From its inaugural season in 1978, when NC State beat Louisville in the championship, to the Arizona-Syracuse championship of 1987, the Great Alaska Shootout featured such noteworthy finalists as an NC State fresh off its last national title in ‘83; a Brad Daughtery-led North Carolina team beating a Jerry Tarkanian-coached UNLV bunch with Mark Wade and Armen Gilliam; and Reggie Lewis leading the first post-Jim Calhoun era Northeastern squad to the championship round.
Even in the ‘90s when I was a kid first getting into the sport, the Great Alaska Shootout still hosted some great teams. With such participants as National Player of the Year Glenn Robinson and Purdue, the Vince Carter-Antawn Jamison Tar Heels, and the ‘98-’99 Duke juggernaut playing Kenyon Martin’s Cincinnati Bearcats, I held the Great Alaska Shootout in the same esteem as the Maui Invitational and the Preseason NIT1.
Even into the early 2000s, the Great Alaska Shootout delivered great games. Dwyane Wade leading Marquette past Dan Dickau and Gonzaga2 offered me, visiting my parents as a college freshman, a welcome reprieve from Miami beating the absolute piss out of Washington3 in football that same night.
Staying up late on Thanksgiving Eve to tune into the Shootout’s opening round became a childhood tradition. The championship game signaled the unofficial end of the holiday weekend for me, one last great college basketball game in which to indulge like the final slice of pecan pie.
Even after ESPN abandoned the Great Alaska Shootout and the quality of the tournament’s fields plummeted commensurate with its move to CBS Sports Network, I remained committed. Its closure a few years ago leaves a hole in Thanksgiving weekend none of the dozens of new tournaments in sunnier destinations have been able to fill.
The rich history of the Great Alaska Shootout is a quintessential example of ESPN missing the boat not opening up more of its vast library as part of its digital property. Since the launch of WWE Network in 2014, and its subsequent move to Peacock in the past year, I’ve made a tradition of watching one of the old National Wrestling Alliance Starrcade shows from the ‘80s, which were staged on Thanksgiving night.

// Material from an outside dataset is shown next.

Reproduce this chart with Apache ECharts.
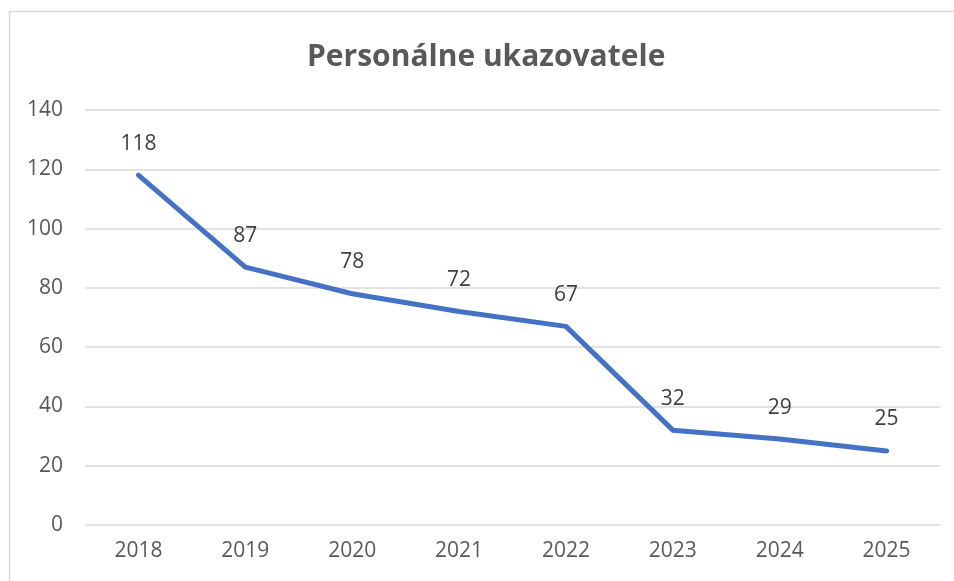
<!DOCTYPE html>
<html><head><meta charset="utf-8">
<script src="https://cdn.jsdelivr.net/npm/echarts@6/dist/echarts.min.js"></script>
<style>html,body{margin:0;padding:0;background:#fff}#c{width:954px;height:581px}</style>
</head><body><div id="c"></div>
<script>
const categories = ['2018','2019','2020','2021','2022','2023','2024','2025'];
const values = [118, 87, 78, 72, 67, 32, 29, 25];
const yTicks = [0, 20, 40, 60, 80, 100, 120, 140];
const titleText = 'Personálne ukazovatele';

const chart = echarts.init(document.getElementById('c'), null, {renderer: 'canvas'});
const font = '"Open Sans", "Noto Sans", sans-serif';
chart.setOption({
  animation: false,
  backgroundColor: '#ffffff',
  graphic: [{
    type: 'rect', shape: {x: 9.5, y: 11.5, width: 1000, height: 1000},
    style: {fill: 'none', stroke: '#d9d9d9', lineWidth: 1.5}, silent: true, z: -1
  }],
  title: {
    text: titleText, left: 302, top: 37,
    textStyle: {fontFamily: font, fontSize: 30, fontWeight: 'bold', color: '#595959'}
  },
  grid: {left: 85, right: 14, top: 110, bottom: 56, containLabel: false},
  xAxis: {
    type: 'category', data: categories, boundaryGap: true,
    axisLine: {show: false}, axisTick: {show: false},
    axisLabel: {fontFamily: font, fontSize: 21, color: '#595959', margin: 16}
  },
  yAxis: {
    type: 'value', min: yTicks[0], max: yTicks[yTicks.length - 1], interval: 20,
    axisLine: {show: false}, axisTick: {show: false},
    axisLabel: {fontFamily: font, fontSize: 21, color: '#595959', margin: 22},
    splitLine: {lineStyle: {color: '#d9d9d9', width: 1.5}}
  },
  series: [{
    type: 'line', data: values, symbol: 'circle', symbolSize: 2, showSymbol: true,
    itemStyle: {color: '#4472C4'},
    lineStyle: {color: '#4472C4', width: 5, cap: 'round', join: 'round'},
    label: {show: true, position: 'top', distance: 20, fontFamily: font, fontSize: 21, color: '#404040'}
  }]
});
</script></body></html>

In that same vein, I would love to be able to visit some of the historic Great Alaska Shootout games that made the tournament one of college basketball’s best for more than two decades.
The Preseason NIT is another tournament that was once the benchmark for early-season basketball, but has become a complete afterthought in the current generation.
The 2001-02 Gonzaga team is the first Zags squad I contend had transcended Cinderella status and become heels. Mark Few pretty shamelessly politicked for NCAA Tournament seeding that year, complained on Selection Sunday about being a 6 before citing the previous three years’ deep runs, then the Zags proceeded to lose in the 1st Round to Wyoming.
My college friends and I LOVED that Miami team. With Arizona being pretty bad in the first year of the dismal John Mackovic tenure, The U became our adoptive team to occupy some time on Saturdays. However, the receipt Miami gave a good Washington team for the Whammy in Miami made for a boring viewing experience as an 18-year-old away from his drinking buddies.